UltraChron Stopwatch & Timer

Brent Rose
PC World
Tuesday, October 26, 2010; 12:19 AM

If you're looking for a simple, powerful, intuitive, and reliable stopwatch/timer app, Ultrachron is it. Ultrachron ($1 full version; free Lite version) manages to be both intuitive and feature-rich.

At the bottom of the main screen are two buttons, Stopwatch and Timer, so you can easily jump from one mode to the other (you can run a timer and use the stopwatch at the same time). The Stopwatch screen is simple, with a large digital display at the top, and Start/Stop and Reset buttons right beneath it. Once the clock starts, the Reset button turns into a Lap button. Hit Lap and it will record and instantly display lap times in a list. It will also announce the split time out loud ("Lap time: 34.6 seconds").

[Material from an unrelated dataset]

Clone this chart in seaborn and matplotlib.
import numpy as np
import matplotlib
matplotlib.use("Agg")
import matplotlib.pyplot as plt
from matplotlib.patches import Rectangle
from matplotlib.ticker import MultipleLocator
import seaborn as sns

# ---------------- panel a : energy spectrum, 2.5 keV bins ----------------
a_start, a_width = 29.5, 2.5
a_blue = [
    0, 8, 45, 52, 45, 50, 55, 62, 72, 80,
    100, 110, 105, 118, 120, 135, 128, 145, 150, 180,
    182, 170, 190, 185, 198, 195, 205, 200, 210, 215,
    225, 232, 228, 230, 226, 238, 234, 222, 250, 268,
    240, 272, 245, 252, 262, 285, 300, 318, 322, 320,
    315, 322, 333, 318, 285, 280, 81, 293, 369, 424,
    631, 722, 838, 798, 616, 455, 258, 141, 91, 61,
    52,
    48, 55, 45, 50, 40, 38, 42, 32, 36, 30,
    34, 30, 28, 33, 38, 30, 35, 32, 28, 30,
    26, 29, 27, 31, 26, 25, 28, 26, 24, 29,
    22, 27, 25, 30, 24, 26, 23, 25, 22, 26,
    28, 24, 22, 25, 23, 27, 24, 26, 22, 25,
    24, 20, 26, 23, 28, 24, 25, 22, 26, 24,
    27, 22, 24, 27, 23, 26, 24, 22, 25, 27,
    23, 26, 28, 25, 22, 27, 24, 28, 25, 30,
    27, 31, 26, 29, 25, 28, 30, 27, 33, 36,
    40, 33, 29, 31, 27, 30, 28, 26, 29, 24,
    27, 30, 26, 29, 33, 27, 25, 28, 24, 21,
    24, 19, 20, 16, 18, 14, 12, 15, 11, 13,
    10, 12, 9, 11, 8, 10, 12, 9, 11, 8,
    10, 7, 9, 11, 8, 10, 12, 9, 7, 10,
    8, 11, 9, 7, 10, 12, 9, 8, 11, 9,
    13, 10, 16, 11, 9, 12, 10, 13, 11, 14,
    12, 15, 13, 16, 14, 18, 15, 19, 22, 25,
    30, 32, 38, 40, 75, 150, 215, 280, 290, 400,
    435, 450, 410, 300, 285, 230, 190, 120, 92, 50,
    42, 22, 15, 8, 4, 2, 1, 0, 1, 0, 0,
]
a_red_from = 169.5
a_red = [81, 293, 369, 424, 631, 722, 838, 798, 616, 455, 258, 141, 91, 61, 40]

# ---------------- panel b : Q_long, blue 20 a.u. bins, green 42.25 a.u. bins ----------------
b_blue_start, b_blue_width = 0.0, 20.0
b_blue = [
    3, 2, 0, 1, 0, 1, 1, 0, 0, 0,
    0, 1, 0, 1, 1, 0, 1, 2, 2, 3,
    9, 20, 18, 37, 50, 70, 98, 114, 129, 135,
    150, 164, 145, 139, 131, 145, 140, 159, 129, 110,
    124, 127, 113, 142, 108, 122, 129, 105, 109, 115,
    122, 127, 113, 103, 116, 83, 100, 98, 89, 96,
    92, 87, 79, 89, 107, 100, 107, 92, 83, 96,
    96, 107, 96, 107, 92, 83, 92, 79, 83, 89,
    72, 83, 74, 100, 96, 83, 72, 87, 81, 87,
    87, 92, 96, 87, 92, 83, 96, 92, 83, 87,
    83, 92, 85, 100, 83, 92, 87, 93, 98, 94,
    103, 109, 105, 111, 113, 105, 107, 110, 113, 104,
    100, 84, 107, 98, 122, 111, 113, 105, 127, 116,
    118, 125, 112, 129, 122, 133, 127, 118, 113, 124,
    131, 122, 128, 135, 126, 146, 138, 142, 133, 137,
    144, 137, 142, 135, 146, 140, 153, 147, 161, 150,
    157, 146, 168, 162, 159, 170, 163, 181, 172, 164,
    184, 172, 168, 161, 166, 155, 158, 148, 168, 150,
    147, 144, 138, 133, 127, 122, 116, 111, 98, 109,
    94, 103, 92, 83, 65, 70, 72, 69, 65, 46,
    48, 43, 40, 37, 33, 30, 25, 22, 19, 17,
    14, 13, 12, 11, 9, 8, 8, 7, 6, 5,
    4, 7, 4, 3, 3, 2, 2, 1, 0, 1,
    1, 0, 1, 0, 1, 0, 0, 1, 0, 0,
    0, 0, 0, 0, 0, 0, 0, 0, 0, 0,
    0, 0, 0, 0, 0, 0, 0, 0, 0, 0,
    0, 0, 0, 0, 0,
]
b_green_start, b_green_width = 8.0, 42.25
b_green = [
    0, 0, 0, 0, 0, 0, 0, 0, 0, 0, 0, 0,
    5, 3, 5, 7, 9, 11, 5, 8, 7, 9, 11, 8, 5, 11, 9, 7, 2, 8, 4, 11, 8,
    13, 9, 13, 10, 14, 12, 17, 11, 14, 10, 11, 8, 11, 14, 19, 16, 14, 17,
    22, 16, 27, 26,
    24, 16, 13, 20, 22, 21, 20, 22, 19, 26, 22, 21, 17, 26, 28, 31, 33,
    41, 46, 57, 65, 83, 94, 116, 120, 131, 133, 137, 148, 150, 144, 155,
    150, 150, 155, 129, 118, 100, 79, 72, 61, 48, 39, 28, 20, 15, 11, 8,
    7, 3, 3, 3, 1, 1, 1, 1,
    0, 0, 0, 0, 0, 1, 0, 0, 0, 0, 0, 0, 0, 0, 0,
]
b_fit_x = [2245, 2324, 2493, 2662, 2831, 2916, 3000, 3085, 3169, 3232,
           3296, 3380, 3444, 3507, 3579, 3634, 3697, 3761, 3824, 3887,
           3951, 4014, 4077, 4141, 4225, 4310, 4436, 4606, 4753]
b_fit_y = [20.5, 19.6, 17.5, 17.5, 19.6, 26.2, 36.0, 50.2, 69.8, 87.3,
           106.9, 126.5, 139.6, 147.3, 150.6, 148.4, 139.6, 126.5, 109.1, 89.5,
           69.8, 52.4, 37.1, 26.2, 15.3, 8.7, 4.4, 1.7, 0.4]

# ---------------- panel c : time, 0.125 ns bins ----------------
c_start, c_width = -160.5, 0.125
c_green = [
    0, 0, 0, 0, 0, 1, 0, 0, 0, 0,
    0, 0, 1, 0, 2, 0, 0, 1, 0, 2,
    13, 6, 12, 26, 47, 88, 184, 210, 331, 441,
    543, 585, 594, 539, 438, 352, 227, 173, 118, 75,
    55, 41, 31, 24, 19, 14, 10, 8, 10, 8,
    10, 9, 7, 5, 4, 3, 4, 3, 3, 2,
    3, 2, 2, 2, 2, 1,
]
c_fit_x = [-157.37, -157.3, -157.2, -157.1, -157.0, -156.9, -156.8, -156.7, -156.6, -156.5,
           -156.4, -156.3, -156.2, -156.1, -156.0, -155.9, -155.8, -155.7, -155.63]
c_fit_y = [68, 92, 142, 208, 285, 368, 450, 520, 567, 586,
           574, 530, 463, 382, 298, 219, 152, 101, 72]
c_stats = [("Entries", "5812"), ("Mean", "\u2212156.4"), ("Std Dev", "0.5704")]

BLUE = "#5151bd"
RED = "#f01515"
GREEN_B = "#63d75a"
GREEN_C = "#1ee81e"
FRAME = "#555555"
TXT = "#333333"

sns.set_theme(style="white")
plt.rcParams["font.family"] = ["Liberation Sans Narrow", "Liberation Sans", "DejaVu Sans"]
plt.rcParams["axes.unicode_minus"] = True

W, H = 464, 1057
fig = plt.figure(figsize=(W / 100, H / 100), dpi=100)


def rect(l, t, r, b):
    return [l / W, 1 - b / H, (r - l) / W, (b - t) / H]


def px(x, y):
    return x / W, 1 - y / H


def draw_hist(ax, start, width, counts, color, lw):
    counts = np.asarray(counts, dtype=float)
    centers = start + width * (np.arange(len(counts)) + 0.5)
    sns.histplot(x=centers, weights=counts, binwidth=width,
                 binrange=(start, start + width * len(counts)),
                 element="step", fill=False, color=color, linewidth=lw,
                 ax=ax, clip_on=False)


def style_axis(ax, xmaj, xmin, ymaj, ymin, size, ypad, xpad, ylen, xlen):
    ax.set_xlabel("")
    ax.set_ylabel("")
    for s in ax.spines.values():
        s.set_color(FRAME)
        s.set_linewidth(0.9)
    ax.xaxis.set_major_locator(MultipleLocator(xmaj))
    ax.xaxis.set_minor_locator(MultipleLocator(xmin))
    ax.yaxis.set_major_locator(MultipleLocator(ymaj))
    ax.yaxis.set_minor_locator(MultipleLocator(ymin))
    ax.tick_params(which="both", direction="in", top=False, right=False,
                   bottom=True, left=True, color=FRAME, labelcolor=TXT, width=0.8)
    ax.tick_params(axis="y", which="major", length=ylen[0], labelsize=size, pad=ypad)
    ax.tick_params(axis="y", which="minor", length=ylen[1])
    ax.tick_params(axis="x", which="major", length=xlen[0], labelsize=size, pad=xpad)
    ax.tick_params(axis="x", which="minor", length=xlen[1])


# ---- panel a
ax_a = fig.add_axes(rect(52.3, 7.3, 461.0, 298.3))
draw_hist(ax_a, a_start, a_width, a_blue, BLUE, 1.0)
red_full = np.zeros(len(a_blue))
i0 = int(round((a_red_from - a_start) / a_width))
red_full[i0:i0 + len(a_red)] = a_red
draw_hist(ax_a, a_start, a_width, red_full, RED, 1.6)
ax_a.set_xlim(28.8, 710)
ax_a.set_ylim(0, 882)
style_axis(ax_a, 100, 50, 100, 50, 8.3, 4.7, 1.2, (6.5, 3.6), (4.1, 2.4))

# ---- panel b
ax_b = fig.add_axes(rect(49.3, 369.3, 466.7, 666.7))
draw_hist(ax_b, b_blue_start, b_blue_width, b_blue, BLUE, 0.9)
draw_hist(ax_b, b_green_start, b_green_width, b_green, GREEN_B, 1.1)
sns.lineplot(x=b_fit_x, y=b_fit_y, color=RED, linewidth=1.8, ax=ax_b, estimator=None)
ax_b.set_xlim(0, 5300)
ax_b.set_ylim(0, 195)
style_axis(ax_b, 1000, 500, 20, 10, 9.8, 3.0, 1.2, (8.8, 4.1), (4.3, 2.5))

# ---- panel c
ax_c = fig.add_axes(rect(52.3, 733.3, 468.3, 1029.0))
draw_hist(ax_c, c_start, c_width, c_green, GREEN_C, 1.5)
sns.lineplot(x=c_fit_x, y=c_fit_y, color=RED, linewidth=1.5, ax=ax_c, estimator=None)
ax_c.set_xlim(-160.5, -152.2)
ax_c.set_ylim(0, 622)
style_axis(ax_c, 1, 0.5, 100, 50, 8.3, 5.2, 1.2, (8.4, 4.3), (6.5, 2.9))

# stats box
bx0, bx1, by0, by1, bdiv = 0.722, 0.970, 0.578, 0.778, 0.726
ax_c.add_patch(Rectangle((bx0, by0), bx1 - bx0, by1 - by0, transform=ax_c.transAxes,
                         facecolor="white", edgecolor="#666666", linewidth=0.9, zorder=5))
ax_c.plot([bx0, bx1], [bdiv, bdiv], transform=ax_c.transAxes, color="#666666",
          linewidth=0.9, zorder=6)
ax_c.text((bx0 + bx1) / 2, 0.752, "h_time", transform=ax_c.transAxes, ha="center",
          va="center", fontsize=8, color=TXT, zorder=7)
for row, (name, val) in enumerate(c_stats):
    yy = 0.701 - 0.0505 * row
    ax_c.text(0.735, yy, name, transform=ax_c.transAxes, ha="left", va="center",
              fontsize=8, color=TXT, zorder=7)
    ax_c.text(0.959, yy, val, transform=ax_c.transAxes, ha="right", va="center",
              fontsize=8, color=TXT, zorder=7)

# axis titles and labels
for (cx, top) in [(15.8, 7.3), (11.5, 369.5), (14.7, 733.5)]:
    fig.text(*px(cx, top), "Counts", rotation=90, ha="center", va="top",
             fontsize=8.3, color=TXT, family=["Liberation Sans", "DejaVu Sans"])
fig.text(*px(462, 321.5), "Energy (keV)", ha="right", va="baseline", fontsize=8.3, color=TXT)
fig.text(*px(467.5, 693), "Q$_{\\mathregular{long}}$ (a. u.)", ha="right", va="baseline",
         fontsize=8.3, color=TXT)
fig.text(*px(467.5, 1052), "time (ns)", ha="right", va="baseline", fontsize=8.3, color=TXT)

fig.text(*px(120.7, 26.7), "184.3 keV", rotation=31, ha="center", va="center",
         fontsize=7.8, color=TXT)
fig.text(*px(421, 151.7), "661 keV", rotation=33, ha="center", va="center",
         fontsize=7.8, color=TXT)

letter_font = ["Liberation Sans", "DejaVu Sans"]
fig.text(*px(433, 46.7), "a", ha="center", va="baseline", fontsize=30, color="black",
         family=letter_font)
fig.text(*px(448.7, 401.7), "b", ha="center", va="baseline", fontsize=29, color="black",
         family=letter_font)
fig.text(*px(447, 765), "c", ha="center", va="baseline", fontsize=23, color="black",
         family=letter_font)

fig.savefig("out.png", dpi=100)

Once the timed event is complete, you can e-mail the entire set of data to yourself. At any time, you can click to name the item you're timing, which is very useful because the full version of Ultrachron archives all of the timing data it records. One of my favorite features in the full version is the ability to use the volume rocker to start/stop and mark laps. This keeps the screen clear and makes you feel as though you're holding a real stopwatch.

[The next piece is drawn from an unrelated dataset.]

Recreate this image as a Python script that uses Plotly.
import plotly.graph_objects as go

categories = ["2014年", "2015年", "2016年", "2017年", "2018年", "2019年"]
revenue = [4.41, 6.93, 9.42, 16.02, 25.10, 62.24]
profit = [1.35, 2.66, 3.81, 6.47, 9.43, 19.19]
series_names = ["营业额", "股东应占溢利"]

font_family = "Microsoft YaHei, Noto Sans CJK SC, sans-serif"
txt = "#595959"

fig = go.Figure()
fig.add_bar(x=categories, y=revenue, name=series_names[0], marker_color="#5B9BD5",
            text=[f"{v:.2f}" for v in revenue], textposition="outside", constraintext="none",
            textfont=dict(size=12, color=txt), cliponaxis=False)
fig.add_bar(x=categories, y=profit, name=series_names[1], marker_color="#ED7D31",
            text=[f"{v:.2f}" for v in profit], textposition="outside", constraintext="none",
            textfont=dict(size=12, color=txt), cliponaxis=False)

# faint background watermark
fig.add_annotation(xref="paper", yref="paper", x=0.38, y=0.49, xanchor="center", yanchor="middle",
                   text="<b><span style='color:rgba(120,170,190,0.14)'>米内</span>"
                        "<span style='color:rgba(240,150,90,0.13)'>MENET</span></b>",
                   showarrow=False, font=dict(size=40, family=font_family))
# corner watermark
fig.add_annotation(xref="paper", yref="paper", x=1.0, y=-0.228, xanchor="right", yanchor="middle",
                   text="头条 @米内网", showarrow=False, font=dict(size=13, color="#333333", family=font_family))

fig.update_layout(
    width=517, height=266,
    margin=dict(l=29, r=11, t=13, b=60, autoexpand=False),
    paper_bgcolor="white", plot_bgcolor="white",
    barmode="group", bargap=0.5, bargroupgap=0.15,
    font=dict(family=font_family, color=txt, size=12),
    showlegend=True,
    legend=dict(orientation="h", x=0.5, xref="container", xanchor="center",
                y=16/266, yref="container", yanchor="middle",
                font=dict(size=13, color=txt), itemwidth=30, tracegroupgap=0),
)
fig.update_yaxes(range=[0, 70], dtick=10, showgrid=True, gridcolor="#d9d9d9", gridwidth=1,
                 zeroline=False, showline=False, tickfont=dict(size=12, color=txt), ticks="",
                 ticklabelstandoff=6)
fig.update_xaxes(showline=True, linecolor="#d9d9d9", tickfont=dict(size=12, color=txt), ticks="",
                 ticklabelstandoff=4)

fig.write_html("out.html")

The countdown Timer is similarly intuitive. You can set the timing duration manually or by voice (in the latter case, you'd hit the voice button and say something like "5 minutes, 42 seconds"). If you have Speech turned on, your phone will call out time at various intervals, with increasing frequency toward the end.

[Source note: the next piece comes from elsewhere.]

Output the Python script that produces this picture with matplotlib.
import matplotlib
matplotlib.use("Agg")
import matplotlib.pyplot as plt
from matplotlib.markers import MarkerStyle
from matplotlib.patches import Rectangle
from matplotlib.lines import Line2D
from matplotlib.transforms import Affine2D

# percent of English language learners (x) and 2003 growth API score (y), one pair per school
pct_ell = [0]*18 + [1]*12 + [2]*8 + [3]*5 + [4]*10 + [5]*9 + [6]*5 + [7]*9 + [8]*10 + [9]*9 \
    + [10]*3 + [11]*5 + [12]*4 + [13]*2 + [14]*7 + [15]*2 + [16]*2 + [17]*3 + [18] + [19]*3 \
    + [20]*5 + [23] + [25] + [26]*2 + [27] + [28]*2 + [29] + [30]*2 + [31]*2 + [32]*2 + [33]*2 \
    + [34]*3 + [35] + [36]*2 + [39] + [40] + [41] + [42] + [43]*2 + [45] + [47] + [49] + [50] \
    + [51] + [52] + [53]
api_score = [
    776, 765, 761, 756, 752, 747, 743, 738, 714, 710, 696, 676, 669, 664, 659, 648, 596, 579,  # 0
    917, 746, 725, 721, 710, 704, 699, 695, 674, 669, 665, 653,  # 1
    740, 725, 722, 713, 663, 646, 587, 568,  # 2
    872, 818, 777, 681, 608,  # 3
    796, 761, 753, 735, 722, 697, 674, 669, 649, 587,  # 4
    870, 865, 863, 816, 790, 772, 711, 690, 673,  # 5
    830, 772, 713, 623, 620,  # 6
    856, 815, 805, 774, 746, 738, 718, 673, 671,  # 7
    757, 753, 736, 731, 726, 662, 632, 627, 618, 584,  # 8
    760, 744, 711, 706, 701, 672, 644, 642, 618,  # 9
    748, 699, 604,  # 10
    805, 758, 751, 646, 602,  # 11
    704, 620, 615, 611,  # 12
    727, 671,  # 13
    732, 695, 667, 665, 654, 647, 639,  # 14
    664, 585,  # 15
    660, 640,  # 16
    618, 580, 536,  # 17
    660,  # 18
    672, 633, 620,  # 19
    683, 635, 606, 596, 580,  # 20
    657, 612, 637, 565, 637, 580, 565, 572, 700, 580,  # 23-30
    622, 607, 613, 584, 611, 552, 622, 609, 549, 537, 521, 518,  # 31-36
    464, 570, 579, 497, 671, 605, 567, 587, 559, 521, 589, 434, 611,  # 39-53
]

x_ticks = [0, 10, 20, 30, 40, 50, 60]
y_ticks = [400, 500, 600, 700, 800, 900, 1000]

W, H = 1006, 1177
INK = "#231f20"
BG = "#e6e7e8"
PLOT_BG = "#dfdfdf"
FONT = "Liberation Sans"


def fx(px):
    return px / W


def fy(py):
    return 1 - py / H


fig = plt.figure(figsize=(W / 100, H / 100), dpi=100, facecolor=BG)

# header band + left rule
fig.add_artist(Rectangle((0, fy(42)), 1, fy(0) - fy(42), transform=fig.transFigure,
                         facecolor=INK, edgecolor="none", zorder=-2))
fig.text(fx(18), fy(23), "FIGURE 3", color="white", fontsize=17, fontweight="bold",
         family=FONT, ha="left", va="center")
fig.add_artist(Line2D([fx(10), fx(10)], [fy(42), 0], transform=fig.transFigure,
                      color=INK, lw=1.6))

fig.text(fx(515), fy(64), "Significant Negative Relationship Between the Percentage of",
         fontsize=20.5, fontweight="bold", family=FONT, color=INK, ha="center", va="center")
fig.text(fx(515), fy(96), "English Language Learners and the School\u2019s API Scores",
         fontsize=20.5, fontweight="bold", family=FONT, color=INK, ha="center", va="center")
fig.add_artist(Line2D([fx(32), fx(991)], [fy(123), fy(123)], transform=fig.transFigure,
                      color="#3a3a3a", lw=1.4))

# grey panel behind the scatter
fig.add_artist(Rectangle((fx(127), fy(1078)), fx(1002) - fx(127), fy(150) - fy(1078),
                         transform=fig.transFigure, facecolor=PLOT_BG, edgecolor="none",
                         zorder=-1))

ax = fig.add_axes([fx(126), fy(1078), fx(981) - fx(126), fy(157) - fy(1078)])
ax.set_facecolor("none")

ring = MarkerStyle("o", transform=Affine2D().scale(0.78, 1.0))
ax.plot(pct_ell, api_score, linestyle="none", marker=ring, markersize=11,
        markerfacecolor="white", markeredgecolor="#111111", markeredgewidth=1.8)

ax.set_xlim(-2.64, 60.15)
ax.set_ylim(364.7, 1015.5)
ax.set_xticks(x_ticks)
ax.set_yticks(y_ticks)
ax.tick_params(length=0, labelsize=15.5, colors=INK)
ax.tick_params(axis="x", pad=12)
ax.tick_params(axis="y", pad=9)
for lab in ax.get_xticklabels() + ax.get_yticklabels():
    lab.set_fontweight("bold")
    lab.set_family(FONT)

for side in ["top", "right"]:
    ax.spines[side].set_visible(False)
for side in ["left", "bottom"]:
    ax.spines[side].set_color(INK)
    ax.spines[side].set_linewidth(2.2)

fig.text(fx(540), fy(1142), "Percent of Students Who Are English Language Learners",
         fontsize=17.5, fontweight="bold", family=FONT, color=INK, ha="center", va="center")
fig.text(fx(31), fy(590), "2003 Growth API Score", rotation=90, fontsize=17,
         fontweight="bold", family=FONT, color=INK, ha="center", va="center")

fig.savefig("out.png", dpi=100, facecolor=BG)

Switch away from the app while the timer is running, and it will continue to show you how many minutes are left in the notification bar. Details like that set Ultrachron apart from other timer apps. Once time runs out, the app continues counting time in the other direction, so you'll know exactly how long ago the timer expired. The full version allows for a wide array of ringtone notifications. You can also choose a display color.

The only negative I can think of is a minor one: In stopwatch mode, Ultrachron measures down to tenths of a second, whereas most physical stopwatches would measure down to the hundredth. It's almost certainly a nonissue for anyone who using a phone as a stopwatch, but the added accuracy of measurement would have been nice.

Ultrachron is firmly entrenched on my list of must-have apps for Android. The free Lite version is fantastic, but for $1 you get some great extra features. I'd pay $1 just to support the developer.